- WHAT IS REQUIRED -
Set down all of the data that follows word for word, without the images.

- DATA PROVIDED -
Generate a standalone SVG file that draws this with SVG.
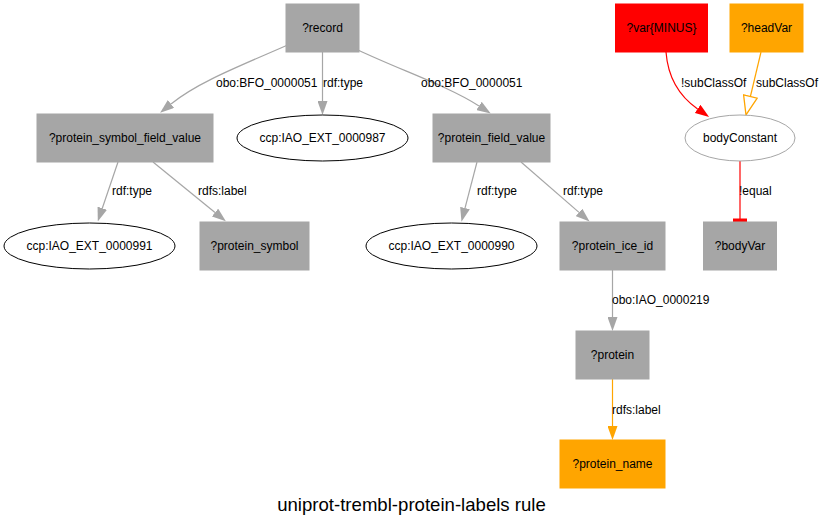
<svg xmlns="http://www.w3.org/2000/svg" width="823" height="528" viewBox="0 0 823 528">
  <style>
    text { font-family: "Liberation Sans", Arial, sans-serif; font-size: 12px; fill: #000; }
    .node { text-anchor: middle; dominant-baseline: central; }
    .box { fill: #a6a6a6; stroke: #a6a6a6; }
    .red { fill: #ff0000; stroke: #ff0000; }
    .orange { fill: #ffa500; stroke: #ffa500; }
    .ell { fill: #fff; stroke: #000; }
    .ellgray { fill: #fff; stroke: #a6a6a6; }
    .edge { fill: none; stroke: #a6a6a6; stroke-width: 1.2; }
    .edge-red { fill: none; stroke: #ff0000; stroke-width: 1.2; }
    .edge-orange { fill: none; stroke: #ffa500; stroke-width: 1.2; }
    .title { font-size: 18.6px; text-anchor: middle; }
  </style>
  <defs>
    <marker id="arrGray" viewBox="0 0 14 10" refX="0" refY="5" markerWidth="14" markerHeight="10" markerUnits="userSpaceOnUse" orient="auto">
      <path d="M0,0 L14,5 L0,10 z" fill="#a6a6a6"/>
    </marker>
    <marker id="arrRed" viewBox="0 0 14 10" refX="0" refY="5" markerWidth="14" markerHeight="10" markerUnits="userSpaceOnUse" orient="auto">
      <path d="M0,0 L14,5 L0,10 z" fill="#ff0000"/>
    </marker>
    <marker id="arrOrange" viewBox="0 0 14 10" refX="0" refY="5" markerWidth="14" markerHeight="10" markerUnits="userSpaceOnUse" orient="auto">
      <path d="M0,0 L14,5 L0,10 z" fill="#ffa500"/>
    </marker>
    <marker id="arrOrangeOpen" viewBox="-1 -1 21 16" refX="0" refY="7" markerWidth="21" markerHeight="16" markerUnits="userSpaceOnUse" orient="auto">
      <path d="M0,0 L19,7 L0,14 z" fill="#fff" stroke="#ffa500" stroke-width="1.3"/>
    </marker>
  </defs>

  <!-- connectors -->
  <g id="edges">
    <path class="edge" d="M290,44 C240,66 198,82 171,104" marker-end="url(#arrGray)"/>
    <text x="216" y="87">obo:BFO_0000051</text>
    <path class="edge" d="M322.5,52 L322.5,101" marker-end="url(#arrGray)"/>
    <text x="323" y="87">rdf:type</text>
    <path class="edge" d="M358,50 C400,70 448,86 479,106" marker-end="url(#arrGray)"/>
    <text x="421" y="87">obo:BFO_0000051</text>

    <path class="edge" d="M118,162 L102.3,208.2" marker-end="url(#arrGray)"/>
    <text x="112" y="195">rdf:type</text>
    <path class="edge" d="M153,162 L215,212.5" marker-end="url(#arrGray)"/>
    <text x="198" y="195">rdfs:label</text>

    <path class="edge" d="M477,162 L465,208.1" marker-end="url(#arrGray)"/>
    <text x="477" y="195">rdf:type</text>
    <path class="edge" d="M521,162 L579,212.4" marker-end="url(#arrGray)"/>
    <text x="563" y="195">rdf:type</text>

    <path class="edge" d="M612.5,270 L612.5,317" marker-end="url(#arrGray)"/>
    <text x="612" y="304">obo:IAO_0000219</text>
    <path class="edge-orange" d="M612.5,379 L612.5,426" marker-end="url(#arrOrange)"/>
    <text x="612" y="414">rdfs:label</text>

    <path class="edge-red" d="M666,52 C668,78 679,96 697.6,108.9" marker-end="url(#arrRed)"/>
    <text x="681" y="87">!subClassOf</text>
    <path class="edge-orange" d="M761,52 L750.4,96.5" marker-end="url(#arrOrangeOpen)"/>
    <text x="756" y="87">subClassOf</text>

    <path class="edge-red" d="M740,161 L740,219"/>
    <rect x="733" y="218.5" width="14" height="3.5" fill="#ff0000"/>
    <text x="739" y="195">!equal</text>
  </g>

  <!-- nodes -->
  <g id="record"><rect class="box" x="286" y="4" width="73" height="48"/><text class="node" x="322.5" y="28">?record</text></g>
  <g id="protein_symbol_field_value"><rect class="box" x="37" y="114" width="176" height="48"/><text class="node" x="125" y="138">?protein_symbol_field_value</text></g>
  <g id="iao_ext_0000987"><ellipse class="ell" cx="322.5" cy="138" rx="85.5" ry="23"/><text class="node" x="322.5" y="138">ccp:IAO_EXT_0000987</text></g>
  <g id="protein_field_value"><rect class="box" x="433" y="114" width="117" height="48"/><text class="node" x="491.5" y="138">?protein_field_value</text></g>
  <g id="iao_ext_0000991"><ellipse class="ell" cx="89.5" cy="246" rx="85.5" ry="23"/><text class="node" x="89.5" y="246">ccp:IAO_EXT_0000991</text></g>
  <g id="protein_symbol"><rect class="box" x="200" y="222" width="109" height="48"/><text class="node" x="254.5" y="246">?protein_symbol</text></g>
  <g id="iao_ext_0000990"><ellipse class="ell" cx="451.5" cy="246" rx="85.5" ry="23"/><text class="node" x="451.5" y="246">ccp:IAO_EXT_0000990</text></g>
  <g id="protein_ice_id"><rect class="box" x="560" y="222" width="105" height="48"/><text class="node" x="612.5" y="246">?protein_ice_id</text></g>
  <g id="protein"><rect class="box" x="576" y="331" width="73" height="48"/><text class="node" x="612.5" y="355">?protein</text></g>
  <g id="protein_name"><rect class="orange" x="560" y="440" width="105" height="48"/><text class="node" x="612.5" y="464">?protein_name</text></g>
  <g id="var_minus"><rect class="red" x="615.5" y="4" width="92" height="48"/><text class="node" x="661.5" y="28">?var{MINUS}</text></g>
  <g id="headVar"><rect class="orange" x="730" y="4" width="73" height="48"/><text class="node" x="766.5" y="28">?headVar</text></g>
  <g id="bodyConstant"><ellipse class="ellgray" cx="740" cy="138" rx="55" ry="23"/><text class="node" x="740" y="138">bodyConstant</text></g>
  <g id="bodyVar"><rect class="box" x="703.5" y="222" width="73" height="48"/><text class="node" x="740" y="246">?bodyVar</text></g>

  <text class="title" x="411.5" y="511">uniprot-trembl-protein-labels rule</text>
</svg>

- THE RESULT -
Generate a standalone SVG file that draws this with SVG.
<svg xmlns="http://www.w3.org/2000/svg" width="823" height="528" viewBox="0 0 823 528">
  <style>
    text { font-family: "Liberation Sans", Arial, sans-serif; font-size: 12px; fill: #000; }
    .node { text-anchor: middle; dominant-baseline: central; }
    .box { fill: #a6a6a6; stroke: #a6a6a6; }
    .red { fill: #ff0000; stroke: #ff0000; }
    .orange { fill: #ffa500; stroke: #ffa500; }
    .ell { fill: #fff; stroke: #000; }
    .ellgray { fill: #fff; stroke: #a6a6a6; }
    .edge { fill: none; stroke: #a6a6a6; stroke-width: 1.2; }
    .edge-red { fill: none; stroke: #ff0000; stroke-width: 1.2; }
    .edge-orange { fill: none; stroke: #ffa500; stroke-width: 1.2; }
    .title { font-size: 18.6px; text-anchor: middle; }
  </style>
  <defs>
    <marker id="arrGray" viewBox="0 0 14 10" refX="0" refY="5" markerWidth="14" markerHeight="10" markerUnits="userSpaceOnUse" orient="auto">
      <path d="M0,0 L14,5 L0,10 z" fill="#a6a6a6"/>
    </marker>
    <marker id="arrRed" viewBox="0 0 14 10" refX="0" refY="5" markerWidth="14" markerHeight="10" markerUnits="userSpaceOnUse" orient="auto">
      <path d="M0,0 L14,5 L0,10 z" fill="#ff0000"/>
    </marker>
    <marker id="arrOrange" viewBox="0 0 14 10" refX="0" refY="5" markerWidth="14" markerHeight="10" markerUnits="userSpaceOnUse" orient="auto">
      <path d="M0,0 L14,5 L0,10 z" fill="#ffa500"/>
    </marker>
    <marker id="arrOrangeOpen" viewBox="-1 -1 21 16" refX="0" refY="7" markerWidth="21" markerHeight="16" markerUnits="userSpaceOnUse" orient="auto">
      <path d="M0,0 L19,7 L0,14 z" fill="#fff" stroke="#ffa500" stroke-width="1.3"/>
    </marker>
  </defs>

  <!-- connectors -->
  <g id="edges">
    <path class="edge" d="M290,44 C240,66 198,82 171,104" marker-end="url(#arrGray)"/>
    <text x="216" y="87">obo:BFO_0000051</text>
    <path class="edge" d="M322.5,52 L322.5,101" marker-end="url(#arrGray)"/>
    <text x="323" y="87">rdf:type</text>
    <path class="edge" d="M358,50 C400,70 448,86 479,106" marker-end="url(#arrGray)"/>
    <text x="421" y="87">obo:BFO_0000051</text>

    <path class="edge" d="M118,162 L102.3,208.2" marker-end="url(#arrGray)"/>
    <text x="112" y="195">rdf:type</text>
    <path class="edge" d="M153,162 L215,212.5" marker-end="url(#arrGray)"/>
    <text x="198" y="195">rdfs:label</text>

    <path class="edge" d="M477,162 L465,208.1" marker-end="url(#arrGray)"/>
    <text x="477" y="195">rdf:type</text>
    <path class="edge" d="M521,162 L579,212.4" marker-end="url(#arrGray)"/>
    <text x="563" y="195">rdf:type</text>

    <path class="edge" d="M612.5,270 L612.5,317" marker-end="url(#arrGray)"/>
    <text x="612" y="304">obo:IAO_0000219</text>
    <path class="edge-orange" d="M612.5,379 L612.5,426" marker-end="url(#arrOrange)"/>
    <text x="612" y="414">rdfs:label</text>

    <path class="edge-red" d="M666,52 C668,78 679,96 697.6,108.9" marker-end="url(#arrRed)"/>
    <text x="681" y="87">!subClassOf</text>
    <path class="edge-orange" d="M761,52 L750.4,96.5" marker-end="url(#arrOrangeOpen)"/>
    <text x="756" y="87">subClassOf</text>

    <path class="edge-red" d="M740,161 L740,219"/>
    <rect x="733" y="218.5" width="14" height="3.5" fill="#ff0000"/>
    <text x="739" y="195">!equal</text>
  </g>

  <!-- nodes -->
  <g id="record"><rect class="box" x="286" y="4" width="73" height="48"/><text class="node" x="322.5" y="28">?record</text></g>
  <g id="protein_symbol_field_value"><rect class="box" x="37" y="114" width="176" height="48"/><text class="node" x="125" y="138">?protein_symbol_field_value</text></g>
  <g id="iao_ext_0000987"><ellipse class="ell" cx="322.5" cy="138" rx="85.5" ry="23"/><text class="node" x="322.5" y="138">ccp:IAO_EXT_0000987</text></g>
  <g id="protein_field_value"><rect class="box" x="433" y="114" width="117" height="48"/><text class="node" x="491.5" y="138">?protein_field_value</text></g>
  <g id="iao_ext_0000991"><ellipse class="ell" cx="89.5" cy="246" rx="85.5" ry="23"/><text class="node" x="89.5" y="246">ccp:IAO_EXT_0000991</text></g>
  <g id="protein_symbol"><rect class="box" x="200" y="222" width="109" height="48"/><text class="node" x="254.5" y="246">?protein_symbol</text></g>
  <g id="iao_ext_0000990"><ellipse class="ell" cx="451.5" cy="246" rx="85.5" ry="23"/><text class="node" x="451.5" y="246">ccp:IAO_EXT_0000990</text></g>
  <g id="protein_ice_id"><rect class="box" x="560" y="222" width="105" height="48"/><text class="node" x="612.5" y="246">?protein_ice_id</text></g>
  <g id="protein"><rect class="box" x="576" y="331" width="73" height="48"/><text class="node" x="612.5" y="355">?protein</text></g>
  <g id="protein_name"><rect class="orange" x="560" y="440" width="105" height="48"/><text class="node" x="612.5" y="464">?protein_name</text></g>
  <g id="var_minus"><rect class="red" x="615.5" y="4" width="92" height="48"/><text class="node" x="661.5" y="28">?var{MINUS}</text></g>
  <g id="headVar"><rect class="orange" x="730" y="4" width="73" height="48"/><text class="node" x="766.5" y="28">?headVar</text></g>
  <g id="bodyConstant"><ellipse class="ellgray" cx="740" cy="138" rx="55" ry="23"/><text class="node" x="740" y="138">bodyConstant</text></g>
  <g id="bodyVar"><rect class="box" x="703.5" y="222" width="73" height="48"/><text class="node" x="740" y="246">?bodyVar</text></g>

  <text class="title" x="411.5" y="511">uniprot-trembl-protein-labels rule</text>
</svg>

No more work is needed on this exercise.